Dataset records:
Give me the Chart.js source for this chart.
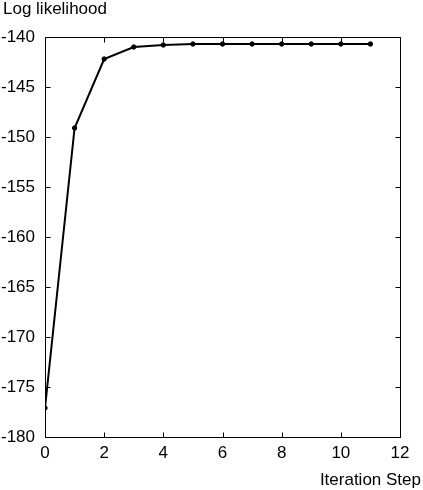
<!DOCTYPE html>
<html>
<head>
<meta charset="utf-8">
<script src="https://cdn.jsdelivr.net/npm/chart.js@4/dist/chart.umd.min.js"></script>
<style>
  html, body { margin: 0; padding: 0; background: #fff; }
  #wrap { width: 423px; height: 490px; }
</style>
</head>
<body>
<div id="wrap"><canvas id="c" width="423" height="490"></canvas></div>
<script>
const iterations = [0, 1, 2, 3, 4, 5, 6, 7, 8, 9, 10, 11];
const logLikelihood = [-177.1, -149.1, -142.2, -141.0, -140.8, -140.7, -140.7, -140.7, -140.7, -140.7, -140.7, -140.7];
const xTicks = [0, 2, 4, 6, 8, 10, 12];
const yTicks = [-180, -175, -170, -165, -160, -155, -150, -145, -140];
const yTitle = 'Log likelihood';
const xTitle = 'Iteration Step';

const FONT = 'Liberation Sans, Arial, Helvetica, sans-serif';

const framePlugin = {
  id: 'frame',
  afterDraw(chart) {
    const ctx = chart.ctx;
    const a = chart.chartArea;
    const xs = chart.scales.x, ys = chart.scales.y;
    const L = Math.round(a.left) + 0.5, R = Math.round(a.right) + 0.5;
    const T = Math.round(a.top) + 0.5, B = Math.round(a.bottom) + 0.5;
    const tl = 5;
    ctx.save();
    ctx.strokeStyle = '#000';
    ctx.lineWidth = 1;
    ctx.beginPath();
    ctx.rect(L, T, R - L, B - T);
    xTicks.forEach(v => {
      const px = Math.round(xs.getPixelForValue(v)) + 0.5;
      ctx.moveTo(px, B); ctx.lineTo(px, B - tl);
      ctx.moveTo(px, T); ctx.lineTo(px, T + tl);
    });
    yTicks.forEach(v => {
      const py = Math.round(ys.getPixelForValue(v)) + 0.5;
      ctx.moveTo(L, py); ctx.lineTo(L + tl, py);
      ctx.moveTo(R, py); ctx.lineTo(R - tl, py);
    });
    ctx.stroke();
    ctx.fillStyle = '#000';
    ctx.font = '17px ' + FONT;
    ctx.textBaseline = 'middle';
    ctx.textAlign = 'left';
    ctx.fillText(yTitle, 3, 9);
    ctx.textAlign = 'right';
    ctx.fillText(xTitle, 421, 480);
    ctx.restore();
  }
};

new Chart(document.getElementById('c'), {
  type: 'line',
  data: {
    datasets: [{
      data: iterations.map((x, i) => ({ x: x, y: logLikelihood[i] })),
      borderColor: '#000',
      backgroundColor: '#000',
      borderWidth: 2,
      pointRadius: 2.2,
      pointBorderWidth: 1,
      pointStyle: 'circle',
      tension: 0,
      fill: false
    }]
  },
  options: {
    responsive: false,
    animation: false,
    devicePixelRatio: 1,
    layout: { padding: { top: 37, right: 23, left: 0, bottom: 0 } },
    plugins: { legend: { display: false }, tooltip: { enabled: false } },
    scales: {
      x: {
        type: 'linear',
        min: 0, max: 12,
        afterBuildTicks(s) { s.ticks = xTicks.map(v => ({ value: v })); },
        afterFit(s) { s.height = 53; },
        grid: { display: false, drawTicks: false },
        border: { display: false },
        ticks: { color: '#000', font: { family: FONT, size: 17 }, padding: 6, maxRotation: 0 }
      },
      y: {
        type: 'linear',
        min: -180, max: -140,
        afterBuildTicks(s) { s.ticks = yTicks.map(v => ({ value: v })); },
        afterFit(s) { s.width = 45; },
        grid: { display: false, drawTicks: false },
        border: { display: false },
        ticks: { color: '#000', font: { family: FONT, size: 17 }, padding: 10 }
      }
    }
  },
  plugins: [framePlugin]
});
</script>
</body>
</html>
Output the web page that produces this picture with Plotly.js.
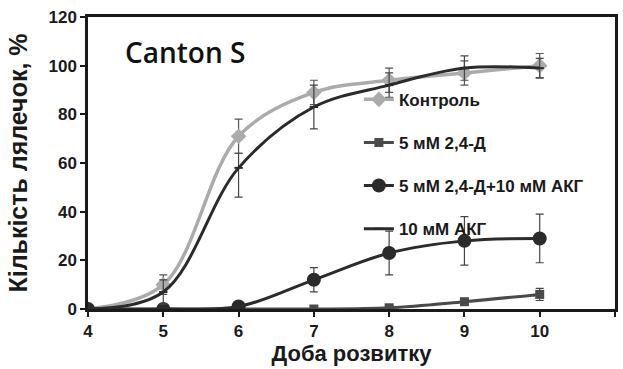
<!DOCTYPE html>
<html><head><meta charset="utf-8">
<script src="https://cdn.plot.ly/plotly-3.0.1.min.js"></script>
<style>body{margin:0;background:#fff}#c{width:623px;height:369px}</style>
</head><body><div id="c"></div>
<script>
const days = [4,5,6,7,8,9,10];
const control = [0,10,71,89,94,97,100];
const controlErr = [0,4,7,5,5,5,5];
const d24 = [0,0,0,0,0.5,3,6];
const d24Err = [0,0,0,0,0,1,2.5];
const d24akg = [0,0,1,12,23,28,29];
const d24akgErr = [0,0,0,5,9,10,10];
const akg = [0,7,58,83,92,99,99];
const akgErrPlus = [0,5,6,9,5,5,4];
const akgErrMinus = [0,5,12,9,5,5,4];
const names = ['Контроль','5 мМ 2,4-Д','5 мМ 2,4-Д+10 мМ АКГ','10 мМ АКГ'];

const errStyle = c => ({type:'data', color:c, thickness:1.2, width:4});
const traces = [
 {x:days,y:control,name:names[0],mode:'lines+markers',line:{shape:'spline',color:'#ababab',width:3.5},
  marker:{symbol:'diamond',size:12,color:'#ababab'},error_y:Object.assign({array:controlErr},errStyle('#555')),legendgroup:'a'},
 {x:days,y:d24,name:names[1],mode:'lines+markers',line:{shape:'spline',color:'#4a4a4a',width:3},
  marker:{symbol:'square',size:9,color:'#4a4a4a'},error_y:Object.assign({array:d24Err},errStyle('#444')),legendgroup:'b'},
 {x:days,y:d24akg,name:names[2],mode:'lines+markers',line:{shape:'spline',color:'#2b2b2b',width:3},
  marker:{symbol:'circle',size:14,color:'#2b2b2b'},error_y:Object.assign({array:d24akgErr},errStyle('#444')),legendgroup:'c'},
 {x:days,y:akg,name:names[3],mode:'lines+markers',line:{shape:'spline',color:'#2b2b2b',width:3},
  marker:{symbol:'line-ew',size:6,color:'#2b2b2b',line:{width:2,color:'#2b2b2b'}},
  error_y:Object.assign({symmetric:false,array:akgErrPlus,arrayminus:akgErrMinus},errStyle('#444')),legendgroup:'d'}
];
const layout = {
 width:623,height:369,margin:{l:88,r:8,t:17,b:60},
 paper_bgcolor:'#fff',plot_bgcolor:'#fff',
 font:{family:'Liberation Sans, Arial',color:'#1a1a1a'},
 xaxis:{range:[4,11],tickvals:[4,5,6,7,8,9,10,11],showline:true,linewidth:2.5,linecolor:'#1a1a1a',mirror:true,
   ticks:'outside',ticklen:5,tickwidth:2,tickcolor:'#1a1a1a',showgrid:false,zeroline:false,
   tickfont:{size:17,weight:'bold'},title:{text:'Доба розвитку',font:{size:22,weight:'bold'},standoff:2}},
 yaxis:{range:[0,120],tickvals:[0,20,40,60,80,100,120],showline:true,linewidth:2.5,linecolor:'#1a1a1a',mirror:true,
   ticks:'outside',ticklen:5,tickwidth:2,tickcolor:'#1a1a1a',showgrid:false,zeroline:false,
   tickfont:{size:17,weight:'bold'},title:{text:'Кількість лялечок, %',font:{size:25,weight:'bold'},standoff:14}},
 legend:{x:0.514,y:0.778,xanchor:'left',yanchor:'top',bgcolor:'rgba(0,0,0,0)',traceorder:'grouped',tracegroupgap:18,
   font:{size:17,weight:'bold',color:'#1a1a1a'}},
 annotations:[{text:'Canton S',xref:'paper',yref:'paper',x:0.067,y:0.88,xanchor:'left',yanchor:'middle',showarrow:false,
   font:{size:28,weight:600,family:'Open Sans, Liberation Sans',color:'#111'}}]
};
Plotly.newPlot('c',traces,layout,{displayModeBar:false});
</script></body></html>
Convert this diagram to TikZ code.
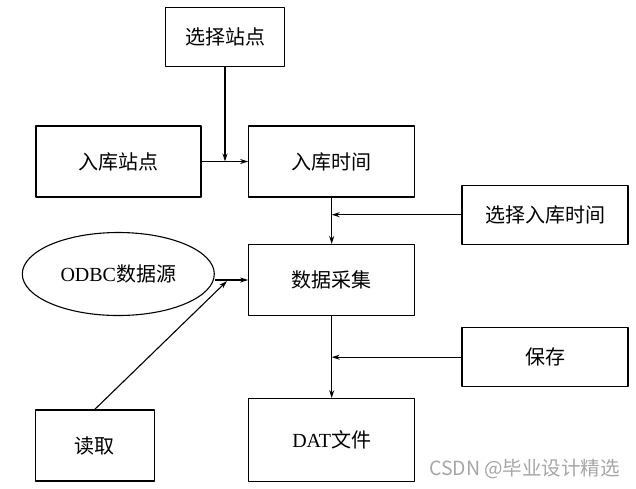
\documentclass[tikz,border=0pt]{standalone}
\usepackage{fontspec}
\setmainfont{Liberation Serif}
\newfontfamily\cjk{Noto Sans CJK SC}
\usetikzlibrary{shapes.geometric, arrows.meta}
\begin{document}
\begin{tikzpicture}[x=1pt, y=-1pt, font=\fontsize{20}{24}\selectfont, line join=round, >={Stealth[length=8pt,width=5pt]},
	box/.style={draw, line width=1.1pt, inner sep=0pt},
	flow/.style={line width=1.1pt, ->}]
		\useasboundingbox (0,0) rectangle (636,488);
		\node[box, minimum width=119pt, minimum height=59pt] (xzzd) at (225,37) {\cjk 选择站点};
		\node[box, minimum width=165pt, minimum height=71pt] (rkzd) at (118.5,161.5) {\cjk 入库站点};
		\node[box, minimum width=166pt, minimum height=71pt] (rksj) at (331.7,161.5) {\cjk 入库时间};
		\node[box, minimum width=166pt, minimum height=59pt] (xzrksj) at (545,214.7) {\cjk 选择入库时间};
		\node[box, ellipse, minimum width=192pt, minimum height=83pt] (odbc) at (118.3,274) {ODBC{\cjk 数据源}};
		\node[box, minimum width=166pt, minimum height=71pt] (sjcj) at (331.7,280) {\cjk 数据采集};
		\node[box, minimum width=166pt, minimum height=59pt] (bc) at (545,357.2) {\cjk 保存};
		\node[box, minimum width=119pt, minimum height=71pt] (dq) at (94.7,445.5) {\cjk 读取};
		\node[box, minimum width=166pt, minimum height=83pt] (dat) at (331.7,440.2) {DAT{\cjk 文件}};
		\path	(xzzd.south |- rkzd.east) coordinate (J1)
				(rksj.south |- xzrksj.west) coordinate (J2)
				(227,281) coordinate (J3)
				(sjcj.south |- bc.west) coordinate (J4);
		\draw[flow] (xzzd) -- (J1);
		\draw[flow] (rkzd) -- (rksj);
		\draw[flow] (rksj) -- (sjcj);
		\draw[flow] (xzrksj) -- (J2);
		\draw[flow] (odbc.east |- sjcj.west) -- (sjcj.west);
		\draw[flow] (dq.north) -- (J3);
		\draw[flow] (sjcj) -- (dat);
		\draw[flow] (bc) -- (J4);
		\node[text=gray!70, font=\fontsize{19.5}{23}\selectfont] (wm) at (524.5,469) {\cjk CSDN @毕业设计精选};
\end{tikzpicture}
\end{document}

TASK PROMPT :: Tally up the lines in the records that contain the word "this" and give only the total.

REPLY :: 3